Control of stereochemistry in atom transfer radical addition and step-growth radical polymerization by chiral transition metal catalysts

Abstract

A series of chiral transition metal catalysts of ruthenium(II), iron(II), copper(I), and rhodium(I) were used to control the stereochemistry in the step-growth radical polymerization of 3-butenyl 2-chloropropionate (BCP) with both unconjugated CC and reactive C–Cl bonds in a single molecule and atom transfer radical addition (ATRA) as a model reaction for the polymerization. Among the various metal catalysts with chiral ligands, Ru2Cl4[(−)-DIOP]3 [DIOP=2,3-(isopropylidenedioxy)-2,3-dihydroxy-1,4-bis(diphenylphosphanyl)butane] induced asymmetric ATRA with 10% ee between CCl4 and 3-butenyl acetate (BAc), which has an unconjugated CC bond as a model olefin of the monomer.
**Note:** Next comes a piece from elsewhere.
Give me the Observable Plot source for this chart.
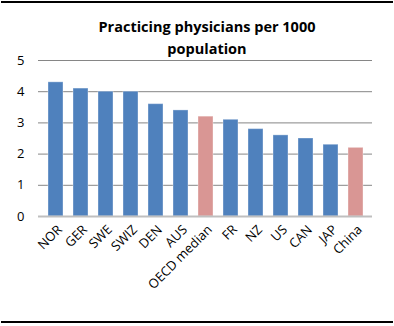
<!DOCTYPE html>
<html>
<head>
<meta charset="utf-8">
<script src="https://cdn.jsdelivr.net/npm/d3@7"></script>
<script src="https://cdn.jsdelivr.net/npm/@observablehq/plot@0.6"></script>
<style>
  html, body { margin: 0; padding: 0; background: #fff; }
  #wrap { position: relative; width: 394px; height: 326px; overflow: hidden; font-family: "Open Sans", sans-serif; }
  .rule { position: absolute; left: 1px; width: 392px; height: 2px; background: #000; }
  #title { position: absolute; top: 16px; left: 0; width: 414px; text-align: center; font-weight: bold; font-size: 14.5px; line-height: 22px; color: #000; }
  #chart { position: absolute; top: 0; left: 0; }
</style>
</head>
<body>
<div id="wrap">
  <div class="rule" style="top:1px"></div>
  <div class="rule" style="top:321px"></div>
  <div id="chart"></div>
  <div id="title">Practicing physicians per 1000<br>population</div>
</div>
<script>
const countries = ["NOR", "GER", "SWE", "SWIZ", "DEN", "AUS", "OECD median", "FR", "NZ", "US", "CAN", "JAP", "China"];
const physicians = [4.3, 4.1, 4.0, 4.0, 3.6, 3.4, 3.2, 3.1, 2.8, 2.6, 2.5, 2.3, 2.2];
const highlighted = ["OECD median", "China"];
const yTicks = [0, 1, 2, 3, 4, 5];

const data = countries.map((c, i) => ({country: c, value: physicians[i], group: highlighted.includes(c) ? "highlight" : "country"}));

const chart = Plot.plot({
  width: 394,
  height: 326,
  marginTop: 60,
  marginBottom: 110,
  marginLeft: 38,
  marginRight: 22,
  style: {fontFamily: "Open Sans, sans-serif", fontSize: "12px", color: "#000", background: "transparent"},
  x: {domain: countries, paddingInner: 0.42, paddingOuter: 0.21, label: null},
  y: {domain: [0, 5], ticks: yTicks, label: null},
  color: {domain: ["country", "highlight"], range: ["#4F81BD", "#D99694"]},
  marks: [
    Plot.gridY(yTicks.filter(d => d > 0), {stroke: "#868686", strokeOpacity: 1, strokeWidth: 1}),
    Plot.barY(data, {x: "country", y: "value", fill: "group", stroke: "#ffffff", strokeOpacity: 0.35, strokeWidth: 1}),
    Plot.ruleY([0], {stroke: "#BFBFBF", strokeWidth: 2}),
    Plot.axisY({ticks: yTicks, tickFormat: "d", tickSize: 0, tickPadding: 14, fontSize: 13, label: null}),
    Plot.axisX({tickSize: 0, tickPadding: 11, tickRotate: -45, fontSize: 13, dx: 4, label: null})
  ]
});
document.getElementById("chart").appendChild(chart);
</script>
</body>
</html>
However, this ruthenium catalyst was not sufficiently active to induce ATRA between the C–Cl bond in methyl 2-chloropropionate (MCP), which is a model chloride for the monomer, and the CC bond in BAc, as well as the step-growth radical polymerization of BCP. Whereas chiral iron and copper catalysts, such as FeCl2/(−)-DIOP and CuCl/(−)-sparteine, efficiently allowed the ATRAs and the step-growth radical polymerization to result in the desired 1:1 adducts and oligomers, respectively, almost no optical activity was observed for the products. However, the diastereoselectivity was changed in both the ATRA and the polymerization by the metal catalysts with chiral or achiral ligands.